During the recent hostage crisis in Sydney, due to increased demand, Uber’s surge pricing took effect. Understandably, people wanted to get the hell out of dodge. Fast! Since then, there have been a slew of articles lambasting Uber’s “dynamic pricing” model. Surge pricing, especially during a terrorist threat, always rubs the public the wrong way. And yet, various writers have come to Uber’s defense, arguing that surge pricing is simply an example of supply and demand.
Olivia Nuzzi, with the Daily Beast, wrote:
“Uber does not have a responsibility to care about you. Uber is not a government entity, and it is not beholden to the general carless public during an unwelcome drizzle of rain or even a time of great distress.”
Matthew Feeney, with the Cato Institute, the Koch-founded libertarian think tank, wrote on their blog:
“What is great about a pricing system like Uber’s surge pricing is that it allows users who want an Uber ride the most to have it. Prices are a great way of communicating customer preferences.”
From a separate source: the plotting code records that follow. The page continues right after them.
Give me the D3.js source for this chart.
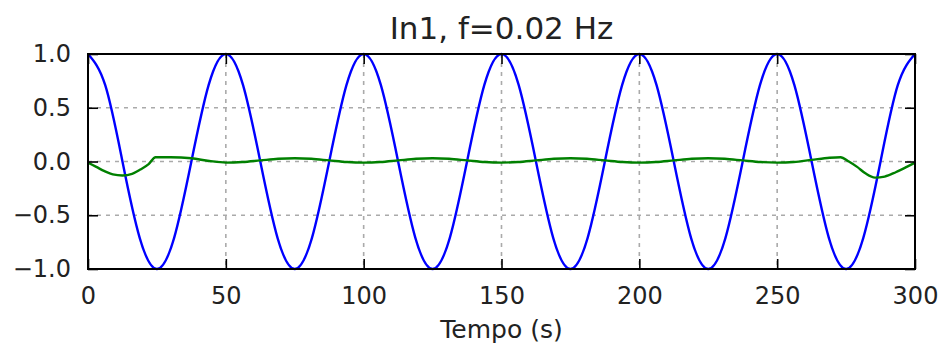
<!DOCTYPE html>
<html>
<head>
<meta charset="utf-8">
<script src="https://cdn.jsdelivr.net/npm/d3@7"></script>
<style>
  body { margin: 0; background: #fff; }
  text { font-family: "DejaVu Sans", sans-serif; fill: #222; }
</style>
</head>
<body>
<svg id="chart" width="939" height="346"></svg>
<script>
// valores
const xTicks = [0, 50, 100, 150, 200, 250, 300];
const yTicks = [-1.0, -0.5, 0.0, 0.5, 1.0];

// curva azul (entrada), amostrada a cada 6.25 s
const blueStep = 6.25;
const blueValues = [
  1, 0.71, 0, -0.71, -1, -0.71, 0, 0.71,
  1, 0.71, 0, -0.71, -1, -0.71, 0, 0.71,
  1, 0.71, 0, -0.71, -1, -0.71, 0, 0.71,
  1, 0.71, 0, -0.71, -1, -0.71, 0, 0.71,
  1, 0.71, 0, -0.71, -1, -0.71, 0, 0.71,
  1, 0.71, 0, -0.71, -1, -0.71, 0, 0.71,
  1
];

// curva verde (resposta)
const greenTimes = [
  0, 3, 6, 9, 12.5, 16, 19, 22, 24.5, 30, 37.5, 44,
  50, 56, 62.5, 69, 75, 81, 87.5, 94,
  100, 106, 112.5, 119, 125, 131, 137.5, 144,
  150, 156, 162.5, 169, 175, 181, 187.5, 194,
  200, 206, 212.5, 219, 225, 231, 237.5, 244,
  250, 256, 262.5, 269, 273, 276, 279, 282, 285.5, 289, 293, 297, 300
];
const greenValues = [
  -0.01, -0.05, -0.09, -0.12, -0.13, -0.115, -0.075, -0.025, 0.04, 0.04, 0.03, 0.005,
  -0.01, -0.005, 0.01, 0.025, 0.03, 0.025, 0.01, -0.005,
  -0.01, -0.005, 0.01, 0.025, 0.03, 0.025, 0.01, -0.005,
  -0.01, -0.005, 0.01, 0.025, 0.03, 0.025, 0.01, -0.005,
  -0.01, -0.005, 0.01, 0.025, 0.03, 0.025, 0.01, -0.005,
  -0.01, -0.005, 0.015, 0.035, 0.04, 0.0, -0.05, -0.11, -0.15, -0.14, -0.1, -0.05, -0.01
];

const margin = { top: 54, right: 24, bottom: 77, left: 88 };
const width = 939, height = 346;
const innerW = width - margin.left - margin.right;
const innerH = height - margin.top - margin.bottom;

const svg = d3.select("#chart");
const g = svg.append("g").attr("transform", `translate(${margin.left},${margin.top})`);

const x = d3.scaleLinear().domain([0, 300]).range([0, innerW]);
const y = d3.scaleLinear().domain([-1, 1]).range([innerH, 0]);

// grade tracejada
g.append("g")
  .selectAll("line")
  .data(xTicks.slice(1, -1))
  .join("line")
  .attr("x1", d => x(d)).attr("x2", d => x(d))
  .attr("y1", 0).attr("y2", innerH)
  .attr("stroke", "#aaa").attr("stroke-width", 1.6)
  .attr("stroke-dasharray", "4,5");

g.append("g")
  .selectAll("line")
  .data(yTicks.slice(1, -1))
  .join("line")
  .attr("x1", 0).attr("x2", innerW)
  .attr("y1", d => y(d)).attr("y2", d => y(d))
  .attr("stroke", "#aaa").attr("stroke-width", 1.6)
  .attr("stroke-dasharray", "4,5");

// séries
const blueData = blueValues.map((v, i) => [i * blueStep, v]);
const greenData = greenTimes.map((t, i) => [t, greenValues[i]]);

g.append("path")
  .datum(blueData)
  .attr("fill", "none")
  .attr("stroke", "#0000ff")
  .attr("stroke-width", 2.4)
  .attr("d", d3.line().x(d => x(d[0])).y(d => y(d[1])).curve(d3.curveNatural));

g.append("path")
  .datum(greenData)
  .attr("fill", "none")
  .attr("stroke", "#008000")
  .attr("stroke-width", 2.4)
  .attr("d", d3.line().x(d => x(d[0])).y(d => y(d[1])).curve(d3.curveMonotoneX));

// eixos (ticks para dentro, como no matplotlib clássico)
const fmtY = d => d3.format(".1f")(d).replace("-", "\u2212");
const tickLen = 10;

const axBottom = g.append("g").attr("transform", `translate(0,${innerH})`)
  .call(d3.axisBottom(x).tickValues(xTicks).tickSize(-tickLen).tickPadding(tickLen + 8).tickFormat(d3.format("d")));
const axTop = g.append("g")
  .call(d3.axisTop(x).tickValues(xTicks).tickSize(-tickLen).tickFormat(""));
const axLeft = g.append("g")
  .call(d3.axisLeft(y).tickValues(yTicks).tickSize(-tickLen).tickPadding(tickLen + 7).tickFormat(fmtY));
const axRight = g.append("g").attr("transform", `translate(${innerW},0)`)
  .call(d3.axisRight(y).tickValues(yTicks).tickSize(-tickLen).tickFormat(""));

[axBottom, axTop, axLeft, axRight].forEach(a => {
  a.select(".domain").remove();
  a.selectAll(".tick line").attr("stroke", "#000").attr("stroke-width", 1.6);
  a.selectAll("text").attr("font-size", 24).attr("fill", "#222");
});

// moldura
g.append("rect")
  .attr("width", innerW).attr("height", innerH)
  .attr("fill", "none").attr("stroke", "#000").attr("stroke-width", 2);

// título e rótulo
svg.append("text")
  .attr("x", margin.left + innerW / 2).attr("y", 39)
  .attr("text-anchor", "middle").attr("font-size", 31)
  .text("In1, f=0.02 Hz");

svg.append("text")
  .attr("x", margin.left + innerW / 2).attr("y", 338)
  .attr("text-anchor", "middle").attr("font-size", 25)
  .text("Tempo (s)");
</script>
</body>
</html>
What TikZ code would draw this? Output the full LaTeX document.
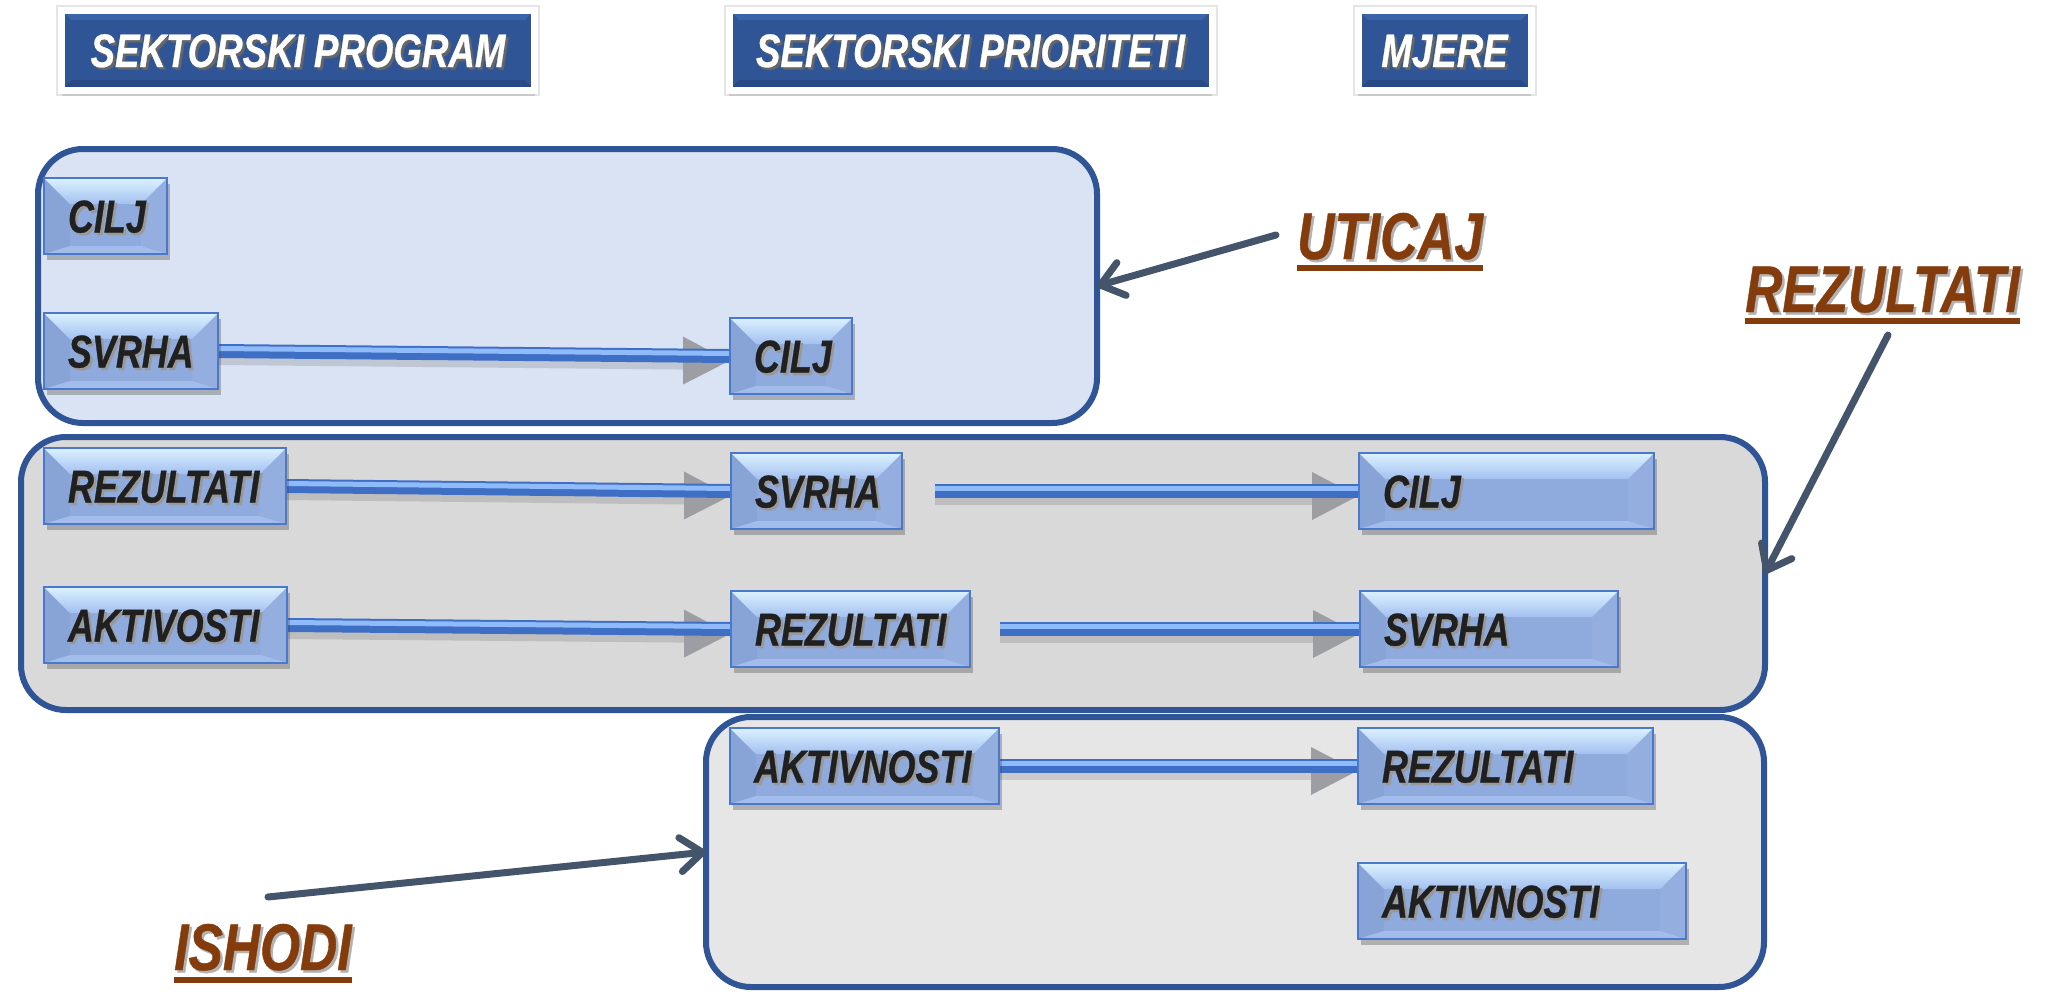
\documentclass[tikz,border=0pt]{standalone}
\usepackage{fontspec}
\newfontfamily\lsf{Liberation Sans}[FakeStretch=0.78, FakeBold=0.6]
\usetikzlibrary{arrows.meta,shadows,calc}
\pgfdeclarelayer{bg}\pgfdeclarelayer{mid}\pgfsetlayers{bg,mid,main}
\definecolor{hdrblue}{HTML}{2F5597}
\definecolor{hdrlight}{HTML}{3C64AA}
\definecolor{hdrdark}{HTML}{274A86}
\definecolor{boxline}{HTML}{2F5597}
\definecolor{fillA}{HTML}{DAE3F3}
\definecolor{fillB}{HTML}{D9D9D9}
\definecolor{fillC}{HTML}{E6E6E6}
\definecolor{nodebase}{HTML}{8FAADC}
\definecolor{nodetop}{HTML}{DCF2FF}
\definecolor{nodemid}{HTML}{A3C0F0}
\definecolor{nodeleft}{HTML}{88A3D6}
\definecolor{noderight}{HTML}{93AEDF}
\definecolor{nodebot}{HTML}{A2BDEB}
\definecolor{nodeline}{HTML}{4A78CC}
\definecolor{slate}{HTML}{44546A}
\definecolor{brownlbl}{HTML}{843C0C}
\definecolor{barblue}{HTML}{4A7FD6}
\definecolor{barlight}{HTML}{90BBFA}
\definecolor{bardark}{HTML}{3F6FC4}
\definecolor{innertext}{HTML}{202020}
\definecolor{shadegrey}{HTML}{9C9EA3}
\newcommand\tsh[2]{\makebox[0pt][l]{\raisebox{-2.5pt}{\hspace{2.5pt}\textcolor{#1}{#2}}}#2}
\tikzset{
  innerbevel/.style={path picture={
    \coordinate (pnw) at (path picture bounding box.north west);
    \coordinate (pse) at (path picture bounding box.south east);
    \coordinate (pne) at (pnw -| pse);
    \coordinate (psw) at (pnw |- pse);
    \fill[nodeleft] (pnw) -- ($(pnw)+(26,26)$) -- ($(psw)+(26,-8)$) -- (psw) -- cycle;
    \fill[noderight] (pne) -- ($(pne)+(-26,26)$) -- ($(pse)+(-26,-8)$) -- (pse) -- cycle;
    \fill[nodebot] (psw) -- ($(psw)+(26,-8)$) -- ($(pse)+(-26,-8)$) -- (pse) -- cycle;
    \shade[top color=nodetop, bottom color=nodemid] (pnw) -- (pne) -- ($(pne)+(-26,26)$) -- ($(pnw)+(26,26)$) -- cycle;
  }},
  hdrbevel/.style={path picture={
    \coordinate (pnw) at (path picture bounding box.north west);
    \coordinate (pse) at (path picture bounding box.south east);
    \coordinate (pne) at (pnw -| pse);
    \coordinate (psw) at (pnw |- pse);
    \fill[hdrlight] (pnw) -- (pne) -- ($(pne)+(-10,10)$) -- ($(pnw)+(10,10)$) -- cycle;
    \fill[hdrdark] (psw) -- ($(psw)+(10,-10)$) -- ($(pse)+(-10,-10)$) -- (pse) -- cycle;
  }},
  innerbox/.style={draw=nodeline, line width=2pt, fill=nodebase, innerbevel,
    inner xsep=24pt, inner ysep=0pt, minimum height=76pt, text height=33pt, text depth=0pt,
    align=left, anchor=north west, text=innertext, text width=#1,
    font=\lsf\bfseries\itshape\fontsize{46}{50}\selectfont,
    drop shadow={shadow xshift=3pt, shadow yshift=-6pt, opacity=0.35, fill=black!70}},
  hdrbox/.style={draw=white, line width=7pt, fill=hdrblue, hdrbevel, inner sep=0pt,
    minimum height=80pt, minimum width=#1, text=white, text height=34pt, text depth=0pt,
    font=\lsf\bfseries\itshape\fontsize{47}{50}\selectfont,
    preaction={draw=black!10, line width=11pt},
    drop shadow={shadow xshift=0pt, shadow yshift=-6pt, opacity=0.22, fill=black!60}},
  container/.style={draw=boxline, line width=6pt, rounded corners=45pt, inner sep=0pt, outer sep=0pt},
  lbl/.style={inner sep=0pt, text=brownlbl, font=\lsf\bfseries\itshape\fontsize{66}{70}\selectfont},
  flowsh/.style={draw=black, opacity=0.12, line width=14pt, transform canvas={yshift=-7pt}},
  flowtri/.style={fill=shadegrey, transform canvas={yshift=-5pt}},
  flowbar/.style={draw=bardark, line width=14pt},
  flowhi/.style={draw=barlight, line width=5pt, transform canvas={yshift=2.5pt}},
  slatearrow/.style={draw=slate, line width=7pt, line cap=round, -{Straight Barb[length=22pt,width=34pt,round]}}
}
\newcommand\flowcon[3][0pt]{%
  \draw[flowsh, shorten <=#1, shorten >=40pt] (#2.east) -- (#3.west);
  \fill[flowtri] (#3.west) -- ($($(#3.west)!46pt!(#2.east)$)+(0,-24)$) -- ($($(#3.west)!46pt!(#2.east)$)+(0,24)$) -- cycle;
  \draw[flowbar, shorten <=#1] (#2.east) -- (#3.west);
  \draw[flowhi, shorten <=#1] (#2.east) -- (#3.west);}
\begin{document}
\begin{tikzpicture}[x=1pt,y=-1pt]
\useasboundingbox (0,0) rectangle (2046,991);
% containers
\begin{pgfonlayer}{bg}
\fill[white] (0,0) rectangle (2046,991);
\node[container, fill=fillA, minimum width=1059pt, minimum height=274pt] (box1) at (567.5,286) {};
\node[container, fill=fillB, minimum width=1744pt, minimum height=273pt] (box2) at (893,573.5) {};
\node[container, fill=fillC, minimum width=1058pt, minimum height=270pt] (box3) at (1235,852) {};
\end{pgfonlayer}
% headers
\node[hdrbox=473pt] (h1) at (298,50) {\tsh{black!60}{SEKTORSKI PROGRAM}};
\node[hdrbox=483pt] (h2) at (970.5,50) {\tsh{black!60}{SEKTORSKI PRIORITETI}};
\node[hdrbox=173pt] (h3) at (1444.5,50) {\tsh{black!60}{MJERE}};
% inner nodes (text width = width - 48)
\node[innerbox=75pt]  (n1)  at (43,177)   {\tsh{black!40}{CILJ}};
\node[innerbox=126pt] (n2)  at (43,312)   {\tsh{black!40}{SVRHA}};
\node[innerbox=74pt]  (n3)  at (729,317)  {\tsh{black!40}{CILJ}};
\node[innerbox=194pt] (n4)  at (43,447)   {\tsh{black!40}{REZULTATI}};
\node[innerbox=123pt] (n5)  at (730,452)  {\tsh{black!40}{SVRHA}};
\node[innerbox=247pt] (n6)  at (1358,452) {\tsh{black!40}{CILJ}};
\node[innerbox=195pt] (n7)  at (43,586)   {\tsh{black!40}{AKTIVOSTI}};
\node[innerbox=191pt] (n8)  at (730,590)  {\tsh{black!40}{REZULTATI}};
\node[innerbox=210pt] (n9)  at (1359,590) {\tsh{black!40}{SVRHA}};
\node[innerbox=221pt] (n10) at (729,727)  {\tsh{black!40}{AKTIVNOSTI}};
\node[innerbox=247pt] (n11) at (1357,727) {\tsh{black!40}{REZULTATI}};
\node[innerbox=280pt] (n12) at (1357,862) {\tsh{black!40}{AKTIVNOSTI}};
% flow connectors
\begin{pgfonlayer}{mid}
\flowcon{n2}{n3}
\flowcon{n4}{n5}
\flowcon[32pt]{n5}{n6}
\flowcon{n7}{n8}
\flowcon[29pt]{n8}{n9}
\flowcon{n10}{n11}
\end{pgfonlayer}
% labels
\node[lbl, anchor=base west] (uticaj) at (1297,259) {\tsh{black!30}{UTICAJ}};
\node[lbl, anchor=base west] (rez) at (1745,312) {\tsh{black!30}{REZULTATI}};
\node[lbl, anchor=base west] (ishodi) at (174,970) {\tsh{black!30}{ISHODI}};
\fill[brownlbl] ($(uticaj.base west)+(0,6)$) rectangle ($(uticaj.base east)+(0,12)$);
\fill[brownlbl] ($(rez.base west)+(0,6)$) rectangle ($(rez.base east)+(0,12)$);
\fill[brownlbl] ($(ishodi.base west)+(0,7)$) rectangle ($(ishodi.base east)+(0,13)$);
% pointer arrows
\coordinate (ut0) at (1276,235);
\coordinate (rz0) at (1888,335);
\coordinate (is0) at (268,897);
\draw[slatearrow] (ut0) -- (box1.east);
\draw[slatearrow] (rz0) -- (box2.east);
\draw[slatearrow] (is0) -- (box3.west);
\end{tikzpicture}
\end{document}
Fair enough. In Econ 101, you learn all about supply and demand. On paper, surge pricing makes total sense. But corporate boosters like Feeney are missing some major factors that obviously aren’t apparent from the exalted view of an ivory tower. Namely, Uber isn’t a $40 billion company because it’s the Grey Poupon of urban transportation. Not only do they hope to take the place of traditional taxi service, Uber wants to replace car ownership altogether. How can they do that with part-time drivers whose only incentive to drive is the opportunity to gouge people desperate enough to pay whatever it takes to get home?